When Clay was 13, a 14-year-old African-American was murdered while visiting cousins in Mississippi for whistling at a white woman. He has said that the photograph of the dead boy's smashed, swollen face in "Life" magazine haunted him for years.
He graduated from Louisville's Central High School as a D student, 376th in a class of 391.
During the 1960 Rome Olympics, he made advances to Wilma Rudolph. The three-time gold winner spurned Clay's flirtations, preferring the company of sprinter Ray Norton.
After winning the Olympic light-heavyweight gold medal, that fall Clay signed with a syndicate of Louisville millionaires, led by Bill Faversham Jr. He received a $10,000 bonus - $4,000 plus half his earnings for the first two years and $6,000 plus half his earning for the third and fourth years.

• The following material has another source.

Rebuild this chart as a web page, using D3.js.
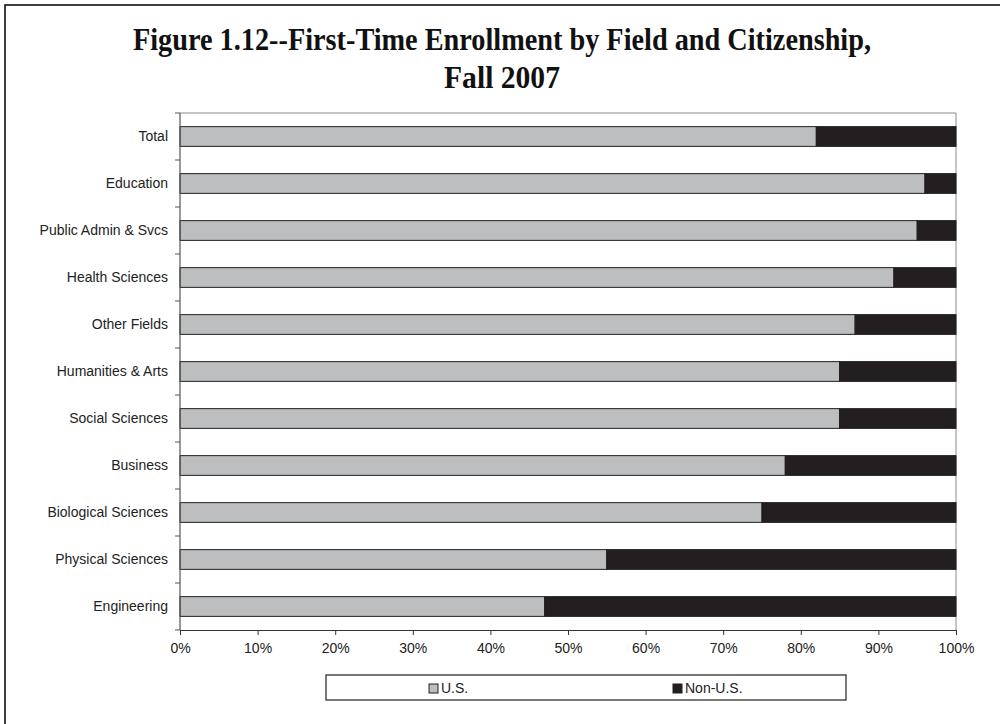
<!DOCTYPE html>
<html>
<head>
<meta charset="utf-8">
<script src="https://cdn.jsdelivr.net/npm/d3@7"></script>
<style>
  html, body { margin: 0; padding: 0; background: #fff; }
  svg { display: block; }
</style>
</head>
<body>
<svg id="chart" width="1000" height="724"></svg>
<script>
// Fields, top to bottom
const fields = [
  "Total", "Education", "Public Admin & Svcs", "Health Sciences", "Other Fields",
  "Humanities & Arts", "Social Sciences", "Business", "Biological Sciences",
  "Physical Sciences", "Engineering"
];
// Share of first-time enrollees who are U.S. citizens / permanent residents (%)
const usShare = [82, 96, 95, 92, 87, 85, 85, 78, 75, 55, 47];
// Share of temporary residents (%)
const nonUsShare = usShare.map(v => 100 - v);
const seriesNames = ["U.S.", "Non-U.S."];
const xTicks = [0, 10, 20, 30, 40, 50, 60, 70, 80, 90, 100];
const titleLines = ["Figure 1.12--First-Time Enrollment by Field and Citizenship,", "Fall 2007"];

const colors = { "U.S.": "#bcbec0", "Non-U.S.": "#231f20" };
const svg = d3.select("#chart");

// Outer frame
svg.append("rect")
  .attr("x", 5).attr("y", 5).attr("width", 1030).attr("height", 740)
  .attr("fill", "none").attr("stroke", "#111").attr("stroke-width", 1.6);

// Title: condensed bold serif, each line fitted to a fixed width
const titleWidths = [738, 116];
svg.append("g").selectAll("text").data(titleLines).join("text")
  .attr("x", 502)
  .attr("y", (d, i) => 50 + i * 38)
  .attr("text-anchor", "middle")
  .attr("font-family", "'Liberation Serif', 'Times New Roman', serif")
  .attr("font-weight", "bold")
  .attr("font-size", 32.5)
  .attr("textLength", (d, i) => titleWidths[i])
  .attr("lengthAdjust", "spacingAndGlyphs")
  .attr("fill", "#111")
  .text(d => d);

const plot = { left: 180, right: 956, top: 113, bottom: 630 };

const x = d3.scaleLinear().domain([0, 100]).range([plot.left, plot.right]);
const y = d3.scaleBand().domain(fields)
  .range([plot.top, plot.bottom])
  .paddingInner(0.58).paddingOuter(0.29);

const rows = fields.map((f, i) => ({ field: f, "U.S.": usShare[i], "Non-U.S.": nonUsShare[i] }));
const stacked = d3.stack().keys(seriesNames)(rows);

// Plot area border (top and right)
svg.append("path")
  .attr("d", `M${plot.left},${plot.top}H${plot.right}V${plot.bottom}`)
  .attr("fill", "none").attr("stroke", "#8a8a8a").attr("stroke-width", 1);

// Stacked bars
svg.append("g").selectAll("g").data(stacked).join("g")
  .attr("fill", d => colors[d.key])
  .selectAll("rect").data(d => d).join("rect")
  .attr("x", d => x(d[0]))
  .attr("y", d => y(d.data.field))
  .attr("width", d => x(d[1]) - x(d[0]))
  .attr("height", y.bandwidth())
  .attr("stroke", "#231f20").attr("stroke-width", 1);

// Category axis
const font = "'Liberation Sans', Arial, sans-serif";
const yAxis = svg.append("g").attr("transform", `translate(${plot.left},0)`);
yAxis.append("line")
  .attr("x1", 0).attr("x2", 0).attr("y1", plot.top).attr("y2", plot.bottom)
  .attr("stroke", "#555").attr("stroke-width", 1.2);
const boundaries = d3.range(fields.length + 1).map(k => plot.top + k * y.step());
yAxis.selectAll("line.tick").data(boundaries).join("line")
  .attr("class", "tick")
  .attr("x1", -5).attr("x2", 0).attr("y1", d => d).attr("y2", d => d)
  .attr("stroke", "#555").attr("stroke-width", 1);
yAxis.selectAll("text").data(fields).join("text")
  .attr("x", -12)
  .attr("y", d => y(d) + y.bandwidth() / 2)
  .attr("dy", "0.35em")
  .attr("text-anchor", "end")
  .attr("font-family", font).attr("font-size", 14).attr("fill", "#222")
  .text(d => d);

// Value axis
const xAxis = svg.append("g")
  .attr("transform", `translate(0,${plot.bottom})`)
  .call(d3.axisBottom(x).tickValues(xTicks).tickFormat(d => d + "%").tickSize(5).tickSizeOuter(0));
xAxis.select(".domain").attr("stroke", "#333").attr("stroke-width", 1.2);
xAxis.selectAll(".tick line").attr("stroke", "#333");
xAxis.selectAll(".tick text")
  .attr("font-family", font).attr("font-size", 14).attr("fill", "#222")
  .attr("y", 13);

// Legend
const legend = svg.append("g");
legend.append("rect")
  .attr("x", 326).attr("y", 675).attr("width", 520).attr("height", 25)
  .attr("fill", "#fff").attr("stroke", "#231f20").attr("stroke-width", 1.2);
const legendX = d3.scalePoint().domain(seriesNames).range([429, 673]);
const items = legend.selectAll("g.item").data(seriesNames).join("g")
  .attr("class", "item")
  .attr("transform", d => `translate(${legendX(d)},684)`);
items.append("rect")
  .attr("width", 9).attr("height", 9)
  .attr("fill", d => colors[d]).attr("stroke", "#231f20").attr("stroke-width", 1);
items.append("text")
  .attr("x", 12).attr("y", 4.5).attr("dy", "0.35em")
  .attr("font-family", font).attr("font-size", 14).attr("fill", "#222")
  .text(d => d);
</script>
</body>
</html>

Ali is at least 3/16th white, a fact that didn't please him. "My white blood came from the slave masters," he said in the sixties. "The white blood harms us. When we was darker, we was stronger. We was purer."
On Nov. 15, 1962, he knocked out Archie Moore in four rounds, just as he predicted in rhyme. He was 16-0 with 13 KOs.
Before fighting the seemingly invincible Liston, Clay was asked if he was scared of the heavyweight champion. "Black guys scare white guys a lot more than black guys scare black guys," he replied.
He turned the weigh-in for his Feb. 25, 1964 fight against Liston into a wild scene, ranting and raving, his eyes getting as big as silver dollars as his mouth roared. "This boy is scared to death," the commission doctor reported. "He is emotionally unstable. He is burning energy at an alarming rate."
This scene was just part of Ali's plan. He wanted Liston to think he was crazy. It was all a sham.
That night, Clay's most troublesome time came after the fourth round, when he was blinded by ointment applied to Liston's cut. (The ointment got on Liston's glove and when he hit Clay, it got into Clay's eyes.) He talked of quitting, but trainer Angelo Dundee forced him to continue. A round later, Clay's vision was clear, and he landed several solid blows. When Liston didn't come out for the seventh round, claiming a shoulder injury, Clay was champ at 22.
Before his Nov. 22, 1965 fight with Floyd Patterson, Ali called the former heavyweight champ an "Uncle Tom." He was angry that Patterson refused to call him Muhammad Ali, but continued to call him Clay. Instead of scoring a quick KO, Ali mocked, humiliated and punished Patterson throughout before knocking him out in the 12th round.
After Ali's "I ain't got nothing against them Vietcong" remark, the media's response was immediate and overwhelmingly negative. Such titans of the press as Red Smith and Jimmy Cannon attacked him. One of the few in Ali's corner was Howard Cosell, who defended Ali's constitutional right of free expression.
In 1966, Jack Olsen of "Sports Illustrated" wrote: "(Ali) claims to believe that all whites are devils and challenges any 'whitey' to prove otherwise. He is firmly dedicated to segregation, and he believes that God, or Allah, is on the side of the black man and will cause the downfall of the United States before the end of the year. . . . (These beliefs) were reinforced by simple lessons in hate learned at his father's knee and by advanced lessons in hate learned at the feet of his surrogate father, Elijah Muhammad."
Ali earned an estimated $60 million fighting, more than every other heavyweight champion before him combined.
In 1977, "The Greatest" came to theaters near you. Ali starred as himself. Ernest Borgnine, Robert Duvall, James Earl Jones and Paul Winfield also were in the film.
In 1987, "The Ring" magazine ranked him as the greatest heavyweight ever, a status Ali had claimed for years.